Nella sostanza, secondo Berdini, restano valide le ragioni di un altro referendum, quello promosso nel 1909 dal sindaco Ernesto Nathan per sottrarre ai monopolisti privati dell’epoca, intenti solo a far profitti, il servizio del trasporto pubblico.
Il NO al referendum, in tale prospettiva, costituisce la premessa per una radicale trasformazione della inaccettabile situazione attuale dell’Atac.
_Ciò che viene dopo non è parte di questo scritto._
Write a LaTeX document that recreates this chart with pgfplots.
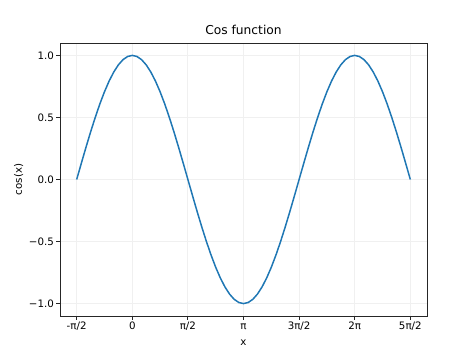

Tra le priorità vi è quella di «togliere il potere delle nomine del management della società –e di ogni altra azienda pubblica- alla politica per collocarla ad organismi terzi indipendenti» e di chiudere il rubinetto dei soldi dispersi tra la «galassia delle società esternalizzate» e di una miriade di società interne all’Atac mal collegate tra loro.
Secondo Berdini, credere di risolvere il problema del trasporto pubblico con la sua liberalizzazione è solo una illusione che ignora il problema strutturale costituito «dal cartello dei proprietari delle aree che ha imposto un assetto urbano frammentato e privo delle infrastrutture di trasporto su ferro che vengono invece richieste preliminarmente in ogni altra capitale mondiale». Roma ha infatti solo 31 chilometri di rete tramviaria rispetto ai 170 di Milano che ha una superficie comunale sette ci volte più piccola di Roma.
Berdini e tanti altri comitati invocano una visione pubblica che, liberata dai condizionamenti lobbistici e clientelari, può ancora risollevare un servizio di trasporto attento non a fare cassa ma alle necessità della popolazione.
È chiaro che tutto ciò va oltre il risultato del referendum che, comunque sia, rappresenta l’occasione di un discorso da aprire e non da chiudere dopo domenica 11 novembre.